What's the Best Type of Insurance If You're Young and Healthy?
You're 25. Maybe 30. You run three times a week, your blood pressure is perfect, and the last time you saw a doctor it was for a sprained ankle. Life insurance is the furthest thing from your mind.
Which is exactly why right now is the best time to buy it.
Not because something bad is about to happen. Because your body is a depreciating asset, and life insurance companies price their product based on how likely you are to die. Right now, you're about as unlikely to die as you'll ever be. That translates directly into the cheapest premiums you'll ever see in your life.
A 25-year-old non-smoker in good health can lock in a 30-year, $500,000 term life policy for around $20 a month. Twenty dollars. That same policy at 40 costs $45. At 50, you're north of $100, if you're still healthy enough to qualify.
"But I Don't Have Anyone Depending on Me"
Fair. If you're single with no kids and no co-signed debt, the financial urgency is lower. But lower isn't zero.
Do you have student loans with a co-signer? If you die, your parent or whoever co-signed is on the hook. Do you have a partner, even if you're not married? If you share rent or a mortgage, your death creates an immediate housing crisis for them.
And here's the thing about waiting: you're not buying insurance for who you are today. You're locking in a rate for who you'll become. In five years you might have a spouse, a house, and a baby. If you wait until then to buy, your premium is higher and your health might not be the same.
One prescription. One diagnosis. One lab result. That's all it takes to jump from "preferred plus" to "standard" rate class, or worse, to get declined entirely.
Term Life: The Only Product That Makes Sense Right Now
Whole life insurance at your age would cost $200 to $400 a month for a $500,000 policy. The "cash value" it builds is negligible for the first decade. And you'd be paying those premiums during the exact years when you're likely earning the least and have the tightest budget.
Term costs a fraction of that. It gives you the same death benefit, the only part that actually matters if you die, and leaves the rest of your money free to pay down loans, build an emergency fund, or invest in a retirement account where the returns will crush whole life's 2 to 3 percent.
Buy term and invest the difference. It's been the right answer for 40 years.

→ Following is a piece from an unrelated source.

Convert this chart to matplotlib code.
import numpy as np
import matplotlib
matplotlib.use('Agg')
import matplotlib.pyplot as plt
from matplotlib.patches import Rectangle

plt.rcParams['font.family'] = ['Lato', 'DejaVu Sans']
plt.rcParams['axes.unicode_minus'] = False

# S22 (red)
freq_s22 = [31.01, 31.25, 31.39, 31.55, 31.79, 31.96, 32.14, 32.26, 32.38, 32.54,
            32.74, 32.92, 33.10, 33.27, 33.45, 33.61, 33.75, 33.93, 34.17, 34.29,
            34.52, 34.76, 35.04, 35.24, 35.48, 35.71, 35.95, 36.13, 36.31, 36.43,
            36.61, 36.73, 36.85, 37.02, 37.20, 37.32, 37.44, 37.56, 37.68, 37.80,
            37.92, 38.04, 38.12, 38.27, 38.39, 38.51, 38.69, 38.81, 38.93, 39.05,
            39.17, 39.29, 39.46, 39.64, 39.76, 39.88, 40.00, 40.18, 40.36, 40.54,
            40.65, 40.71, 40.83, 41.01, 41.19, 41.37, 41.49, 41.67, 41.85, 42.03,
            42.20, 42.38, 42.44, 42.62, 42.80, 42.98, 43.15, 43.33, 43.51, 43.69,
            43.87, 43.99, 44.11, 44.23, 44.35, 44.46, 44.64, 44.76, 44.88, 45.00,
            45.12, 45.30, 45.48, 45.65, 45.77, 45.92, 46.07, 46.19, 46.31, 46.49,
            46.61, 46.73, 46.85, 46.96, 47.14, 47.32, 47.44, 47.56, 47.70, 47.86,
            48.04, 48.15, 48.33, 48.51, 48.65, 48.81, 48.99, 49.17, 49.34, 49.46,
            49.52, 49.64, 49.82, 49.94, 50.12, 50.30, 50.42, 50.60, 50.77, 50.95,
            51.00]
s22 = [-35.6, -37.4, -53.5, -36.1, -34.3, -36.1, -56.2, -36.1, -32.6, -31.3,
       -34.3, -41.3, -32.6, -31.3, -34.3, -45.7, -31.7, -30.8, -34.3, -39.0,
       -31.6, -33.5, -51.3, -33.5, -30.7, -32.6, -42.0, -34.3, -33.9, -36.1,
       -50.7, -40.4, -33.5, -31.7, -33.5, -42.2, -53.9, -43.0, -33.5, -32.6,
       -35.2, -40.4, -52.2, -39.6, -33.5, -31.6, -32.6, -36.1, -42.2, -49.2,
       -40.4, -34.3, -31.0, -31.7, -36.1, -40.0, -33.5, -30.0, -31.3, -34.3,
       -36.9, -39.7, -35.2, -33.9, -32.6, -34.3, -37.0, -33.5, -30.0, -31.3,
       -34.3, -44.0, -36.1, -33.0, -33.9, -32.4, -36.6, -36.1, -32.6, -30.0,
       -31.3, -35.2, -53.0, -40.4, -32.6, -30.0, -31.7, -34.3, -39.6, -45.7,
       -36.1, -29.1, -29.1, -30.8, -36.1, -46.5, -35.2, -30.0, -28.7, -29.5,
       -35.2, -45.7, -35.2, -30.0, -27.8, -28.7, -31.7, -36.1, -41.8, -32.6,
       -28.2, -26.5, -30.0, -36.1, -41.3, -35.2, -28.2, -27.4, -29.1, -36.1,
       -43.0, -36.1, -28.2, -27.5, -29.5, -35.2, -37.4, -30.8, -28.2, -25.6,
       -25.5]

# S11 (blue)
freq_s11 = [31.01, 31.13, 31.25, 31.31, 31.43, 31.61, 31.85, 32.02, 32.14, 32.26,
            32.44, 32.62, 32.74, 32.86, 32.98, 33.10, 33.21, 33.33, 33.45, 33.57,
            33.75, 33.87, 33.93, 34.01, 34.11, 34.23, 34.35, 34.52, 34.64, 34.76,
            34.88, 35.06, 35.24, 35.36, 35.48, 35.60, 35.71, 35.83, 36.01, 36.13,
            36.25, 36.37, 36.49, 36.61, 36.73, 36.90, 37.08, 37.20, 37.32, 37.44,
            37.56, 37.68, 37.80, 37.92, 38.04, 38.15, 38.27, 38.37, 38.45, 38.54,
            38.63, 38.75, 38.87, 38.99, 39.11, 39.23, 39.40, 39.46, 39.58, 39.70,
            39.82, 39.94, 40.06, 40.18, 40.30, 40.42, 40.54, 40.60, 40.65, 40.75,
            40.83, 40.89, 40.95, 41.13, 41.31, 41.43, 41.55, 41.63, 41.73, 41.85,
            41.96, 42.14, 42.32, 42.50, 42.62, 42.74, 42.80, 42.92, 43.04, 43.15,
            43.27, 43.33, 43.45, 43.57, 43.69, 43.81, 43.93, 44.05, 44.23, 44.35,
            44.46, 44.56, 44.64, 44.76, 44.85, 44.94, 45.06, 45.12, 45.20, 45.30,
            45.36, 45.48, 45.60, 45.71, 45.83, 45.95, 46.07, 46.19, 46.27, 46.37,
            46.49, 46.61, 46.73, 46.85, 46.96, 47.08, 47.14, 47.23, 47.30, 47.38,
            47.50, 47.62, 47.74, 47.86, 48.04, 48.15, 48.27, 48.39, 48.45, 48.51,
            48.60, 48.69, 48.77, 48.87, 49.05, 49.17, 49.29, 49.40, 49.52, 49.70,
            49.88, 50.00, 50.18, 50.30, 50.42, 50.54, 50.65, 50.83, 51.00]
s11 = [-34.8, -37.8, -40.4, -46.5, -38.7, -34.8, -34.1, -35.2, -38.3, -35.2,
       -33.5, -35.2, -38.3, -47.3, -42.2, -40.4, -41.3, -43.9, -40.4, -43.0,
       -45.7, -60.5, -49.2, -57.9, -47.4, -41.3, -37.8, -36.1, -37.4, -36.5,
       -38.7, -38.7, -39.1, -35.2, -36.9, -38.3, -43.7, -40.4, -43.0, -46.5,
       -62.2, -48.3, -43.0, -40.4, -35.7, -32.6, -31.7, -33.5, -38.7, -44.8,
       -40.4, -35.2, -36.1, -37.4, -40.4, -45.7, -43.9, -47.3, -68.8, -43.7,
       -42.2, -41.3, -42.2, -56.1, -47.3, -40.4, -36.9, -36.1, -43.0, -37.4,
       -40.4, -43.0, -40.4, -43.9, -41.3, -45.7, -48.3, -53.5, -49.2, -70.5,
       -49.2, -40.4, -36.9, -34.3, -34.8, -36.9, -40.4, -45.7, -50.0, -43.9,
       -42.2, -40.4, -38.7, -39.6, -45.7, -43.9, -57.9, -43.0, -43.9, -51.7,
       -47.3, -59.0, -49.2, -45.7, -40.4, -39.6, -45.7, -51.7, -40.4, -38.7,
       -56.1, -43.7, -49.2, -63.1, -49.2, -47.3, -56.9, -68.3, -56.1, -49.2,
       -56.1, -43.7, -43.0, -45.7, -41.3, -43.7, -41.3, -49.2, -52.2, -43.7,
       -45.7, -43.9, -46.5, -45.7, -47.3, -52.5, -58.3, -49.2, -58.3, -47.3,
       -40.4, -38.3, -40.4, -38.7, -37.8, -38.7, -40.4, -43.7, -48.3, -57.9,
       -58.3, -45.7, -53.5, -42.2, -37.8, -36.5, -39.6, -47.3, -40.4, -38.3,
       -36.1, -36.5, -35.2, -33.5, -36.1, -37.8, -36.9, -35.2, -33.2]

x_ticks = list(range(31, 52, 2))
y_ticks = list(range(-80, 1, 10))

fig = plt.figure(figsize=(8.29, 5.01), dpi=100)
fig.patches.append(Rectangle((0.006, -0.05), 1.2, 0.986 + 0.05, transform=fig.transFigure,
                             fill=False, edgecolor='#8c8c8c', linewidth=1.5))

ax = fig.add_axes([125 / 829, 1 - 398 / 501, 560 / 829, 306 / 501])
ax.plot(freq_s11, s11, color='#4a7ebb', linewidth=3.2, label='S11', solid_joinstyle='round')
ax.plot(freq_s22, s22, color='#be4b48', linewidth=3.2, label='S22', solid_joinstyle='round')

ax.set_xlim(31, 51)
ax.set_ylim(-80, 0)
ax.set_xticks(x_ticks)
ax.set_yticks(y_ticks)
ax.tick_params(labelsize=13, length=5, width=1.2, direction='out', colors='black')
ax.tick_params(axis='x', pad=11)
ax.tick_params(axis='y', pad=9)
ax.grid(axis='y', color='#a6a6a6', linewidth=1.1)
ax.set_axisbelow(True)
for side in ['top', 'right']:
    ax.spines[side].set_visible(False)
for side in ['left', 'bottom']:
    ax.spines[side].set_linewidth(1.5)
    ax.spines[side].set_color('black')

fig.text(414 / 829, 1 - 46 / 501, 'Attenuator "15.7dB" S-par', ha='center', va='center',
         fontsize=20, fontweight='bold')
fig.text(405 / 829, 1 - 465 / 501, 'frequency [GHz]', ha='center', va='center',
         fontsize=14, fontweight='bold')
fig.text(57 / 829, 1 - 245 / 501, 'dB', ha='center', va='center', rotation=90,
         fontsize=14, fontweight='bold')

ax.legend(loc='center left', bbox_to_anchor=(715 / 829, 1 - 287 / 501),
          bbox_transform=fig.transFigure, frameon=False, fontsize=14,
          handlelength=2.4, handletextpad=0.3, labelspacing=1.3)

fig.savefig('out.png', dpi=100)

Use DIME Even If Your Number Is Small
The DIME method works at every life stage. Yours just looks different from a 45-year-old's.
D. Debt. Student loans, car loan, credit card balances. If anyone co-signed, this isn't optional.
I. Income. If someone depends on your paycheck (a partner, a parent you help support) multiply your income by 10 years. If nobody does yet, you can start smaller, but remember: what you're locking in is a rate. The coverage amount can come up later, since most policies let you add riders or increase coverage.
M. Mortgage. If you own, the remaining balance. If you don't, skip this for now.
E. Education. Probably not relevant yet unless you're planning ahead for future kids. Some people include it anyway because adding $100,000 to a term policy at 27 barely changes the monthly premium.
Your DIME number might be $250,000 or it might be $750,000. Either way, the premium at your age is almost embarrassingly low.
The Arbitrage Nobody Talks About
Buying term life when you're young and healthy is one of the few true arbitrage opportunities in personal finance. You're paying pennies on the dollar for a guarantee that gets exponentially more expensive with time. Every year you wait, you're leaving money on the table.
You'll never be this cheap to insure again. That's not a sales pitch. It's biology.